[book-info]
Life Unaware tells the story of a popular girl’s fall from grace and her subsequent experience of being bullied by her peers. Regan, the main character (who also has the same name as the girl from The Exorcist WHY GOD), is not exactly an innocent victim: she and two of her friends have bullied people in the past, which is part of the reason why Regan is then made a victim of a relentless bullying campaign against herself. I did not have a whole lot of sympathy for Regan because of this but I have a larger problem with the story and the overall message this book is trying to sell.
So Regan walks into school one day and finds her private messages between herself and her friends plastered all over the walls of the school. Their petty, mean, private messages are made public and her two friends drop her because suddenly being associated with Regan is like social suicide or something. They, as well as much of the student body, turn against her and Regan experiences what it’s like to be taunted and made fun of every day. Only one person seems to be on her side: her former best friend’s brother, Nolan. The two become friends and eventually develop a romantic relationship, despite their past. This bugged the absolute shit out of me because 1. Nolan is NOT a nice person; he takes an uncomfortable amount of pleasure from watching Regan being bullied 2. he also enjoys swooping in to ~protect~ her 3. the reveal at the end proves that Nolan is an asshole who perpetuates a vicious cycle of bullying which unsurprisingly is targeted at a group of teenage girls.
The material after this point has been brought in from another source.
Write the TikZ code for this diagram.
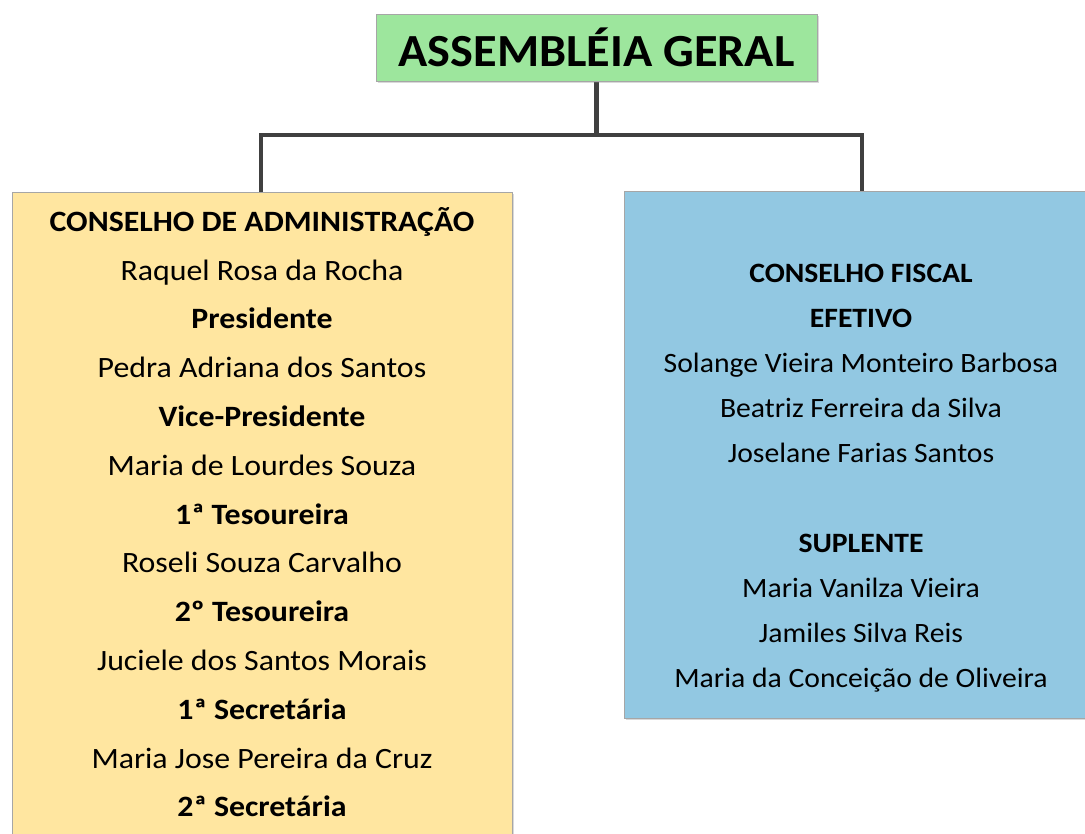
\documentclass[tikz,border=0pt]{standalone}
\usepackage{fontspec}
\setmainfont{Carlito}
\usetikzlibrary{positioning,shadows}

\definecolor{verdeAG}{RGB}{157,230,157}
\definecolor{amareloCA}{RGB}{255,230,160}
\definecolor{azulCF}{RGB}{146,200,226}

\begin{document}
\begin{tikzpicture}[x=1pt, y=-1pt, line join=miter]
	% ---- estilos ----
	\tikzset{caixa/.style={draw=black!35, line width=0.8pt, inner sep=0pt,
			drop shadow={shadow xshift=2pt, shadow yshift=-2pt, opacity=0.3}},
		ligacao/.style={draw=black!75, line width=4.5pt},
		linhaCA/.style={font=\fontsize{29.5}{32}\selectfont, xscale=1.08, text height=18.5pt,
			text depth=0pt, inner sep=0pt},
		linhaCF/.style={font=\fontsize{28}{30}\selectfont, xscale=1.06, text height=17.5pt,
			text depth=0pt, inner sep=0pt}}
	
	\useasboundingbox (0,0) rectangle (1085,834);
	\clip (0,0) rectangle (1085,834);
	
	% ---- ligacoes (vem antes para ficar por baixo) ----
	\coordinate (juncao) at (596.5,135);
	\coordinate (topoCA) at (261,192);
	\coordinate (topoCF) at (862,192);
	\coordinate (baseAG) at (596.5,81);
	\draw[ligacao] (baseAG) -- (juncao);
	\draw[ligacao] (topoCA) |- (juncao) -| (topoCF);
	
	% ---- caixas ----
	\node[caixa, fill=verdeAG, minimum width=441pt, minimum height=67pt] (geral) at (596.5,47.5) {};
	\node[caixa, fill=amareloCA, minimum width=500pt, minimum height=708pt] (adm) at (262,546) {};
	\node[caixa, fill=azulCF, minimum width=476pt, minimum height=527pt] (fiscal) at (862,454.5) {};
	
	% ---- textos ----
	\node[font=\fontsize{46}{50}\selectfont\bfseries, xscale=1.05, inner sep=0pt] (titulo) at (geral.center) {ASSEMBLÉIA GERAL};
	
	\foreach \t [count=\i from 0] in {{\bfseries CONSELHO DE ADMINISTRAÇÃO}, Raquel Rosa da Rocha,
		{\bfseries Presidente}, Pedra Adriana dos Santos, {\bfseries Vice-Presidente},
		Maria de Lourdes Souza, {\bfseries 1ª Tesoureira}, Roseli Souza Carvalho,
		{\bfseries 2º Tesoureira}, Juciele dos Santos Morais, {\bfseries 1ª Secretária},
		Maria Jose Pereira da Cruz, {\bfseries 2ª Secretária}}
	\node[linhaCA] (ca\i) at (262,222+48.8*\i) {\t};
	
	\foreach \y/\t [count=\i] in {274/{\bfseries CONSELHO FISCAL}, 319/{\bfseries EFETIVO},
		364/Solange Vieira Monteiro Barbosa, 409/Beatriz Ferreira da Silva,
		454/Joselane Farias Santos, 544/{\bfseries SUPLENTE},
		589/Maria Vanilza Vieira, 634/Jamiles Silva Reis,
		679/Maria da Conceição de Oliveira}
	\node[linhaCF] (cf\i) at (861,\y) {\t};
\end{tikzpicture}
\end{document}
The reveal that Nolan and a friend of his pretty much orchestrated the vicious bullying against Regan in a fucking petty attempt at revenge infuriated me. Normally this would be considered a spoiler but I refuse to not discuss this reveal. Life Unaware is ostensibly a story about bullying. It is a book that seeks to point out just how ugly bullying can get and how it ruins the high school experience for so many people. Nolan, because a friend of his becomes suicidal due to the incessant bullying she was subjected to, comes up with the idea to turn the tables on Regan and her friends. He doesn’t just plaster Regan’s messages over the walls but makes her the completely unaware focus of a documentary about bullying, which he then shows to the entire school. His actions, instead of illustrating that bullying is terrible, pretty much perpetuate a vicious cycle – there is still a victim, still a girl crying alone at night, and the story gives him a pass because apparently this is the only way for teenage girls to become acceptable of ~love. Nolan had no right to do what he does to Regan, and it makes him as much of a bully as she and her friends.
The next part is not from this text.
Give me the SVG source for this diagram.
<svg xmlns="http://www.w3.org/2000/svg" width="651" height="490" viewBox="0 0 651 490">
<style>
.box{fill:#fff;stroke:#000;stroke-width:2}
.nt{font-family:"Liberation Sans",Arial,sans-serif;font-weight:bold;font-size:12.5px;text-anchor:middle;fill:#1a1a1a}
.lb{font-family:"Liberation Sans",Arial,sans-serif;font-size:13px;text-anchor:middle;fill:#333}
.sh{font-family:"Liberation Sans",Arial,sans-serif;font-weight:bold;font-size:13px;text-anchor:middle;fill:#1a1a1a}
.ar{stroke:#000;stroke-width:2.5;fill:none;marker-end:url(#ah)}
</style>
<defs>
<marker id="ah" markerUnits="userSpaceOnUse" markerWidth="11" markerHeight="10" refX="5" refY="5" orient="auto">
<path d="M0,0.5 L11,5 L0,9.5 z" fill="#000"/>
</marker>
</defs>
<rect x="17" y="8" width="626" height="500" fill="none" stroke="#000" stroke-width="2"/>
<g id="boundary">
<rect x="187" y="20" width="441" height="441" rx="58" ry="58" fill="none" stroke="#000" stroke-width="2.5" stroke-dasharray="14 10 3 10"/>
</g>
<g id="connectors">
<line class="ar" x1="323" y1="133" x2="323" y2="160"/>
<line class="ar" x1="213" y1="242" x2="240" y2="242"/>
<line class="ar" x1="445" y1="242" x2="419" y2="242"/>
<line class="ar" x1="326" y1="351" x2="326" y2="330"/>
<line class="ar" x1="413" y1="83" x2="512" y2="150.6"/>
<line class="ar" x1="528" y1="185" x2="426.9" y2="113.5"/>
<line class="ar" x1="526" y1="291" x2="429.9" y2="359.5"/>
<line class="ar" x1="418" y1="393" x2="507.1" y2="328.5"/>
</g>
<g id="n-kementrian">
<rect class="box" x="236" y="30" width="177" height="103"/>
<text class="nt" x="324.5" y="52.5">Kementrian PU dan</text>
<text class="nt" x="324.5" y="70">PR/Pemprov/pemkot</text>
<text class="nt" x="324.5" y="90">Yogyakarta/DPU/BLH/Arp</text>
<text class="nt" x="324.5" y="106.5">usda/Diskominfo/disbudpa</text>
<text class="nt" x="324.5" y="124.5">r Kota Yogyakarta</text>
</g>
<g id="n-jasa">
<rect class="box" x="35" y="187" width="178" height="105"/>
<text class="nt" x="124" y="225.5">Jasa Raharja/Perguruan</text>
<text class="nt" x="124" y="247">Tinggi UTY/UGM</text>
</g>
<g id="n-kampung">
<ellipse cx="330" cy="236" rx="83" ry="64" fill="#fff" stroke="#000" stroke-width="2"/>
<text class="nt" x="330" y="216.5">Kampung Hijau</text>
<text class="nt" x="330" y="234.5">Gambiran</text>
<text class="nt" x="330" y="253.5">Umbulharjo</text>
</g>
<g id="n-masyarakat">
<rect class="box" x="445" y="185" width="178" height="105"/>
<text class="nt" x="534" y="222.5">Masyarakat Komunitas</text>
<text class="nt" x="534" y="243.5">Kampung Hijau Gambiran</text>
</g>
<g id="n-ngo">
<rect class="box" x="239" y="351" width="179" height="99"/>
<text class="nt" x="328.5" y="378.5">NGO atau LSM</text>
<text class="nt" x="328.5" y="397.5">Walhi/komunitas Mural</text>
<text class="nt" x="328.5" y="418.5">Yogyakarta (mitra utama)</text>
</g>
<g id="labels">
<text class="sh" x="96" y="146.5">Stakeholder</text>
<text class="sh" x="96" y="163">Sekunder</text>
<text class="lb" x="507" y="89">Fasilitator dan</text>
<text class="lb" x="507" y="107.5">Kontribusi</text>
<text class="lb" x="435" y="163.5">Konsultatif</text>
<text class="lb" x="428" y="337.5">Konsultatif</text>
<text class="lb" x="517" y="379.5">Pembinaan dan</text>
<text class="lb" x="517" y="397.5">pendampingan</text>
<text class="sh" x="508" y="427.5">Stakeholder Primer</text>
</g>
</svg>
Regan was one of the few redeeming parts of this novel, not because she’s particularly likable or compelling but because she suffers from severe anxiety and is prone to panic attacks. Regan’s life is controlled by her relationship with her mother, a woman who likes to tell her teenage daughter not to eat so much because she could pile on the pounds. Regan is put under severe pressure to perform well academically, physically and socially; her anxiety is viewed as a weakness by her mother. The detail given to Regan’s struggle with her anxiety disorder was well written and gave her character depth. Casually pointing out that Nolan, champion of an anti-bullying campaign, effectively spearheads a bullying campaign against a girl struggling with severe anxiety. Such a class act.
I just couldn’t like this book. By all means, write about bullying but be more self-aware of the story you’re telling.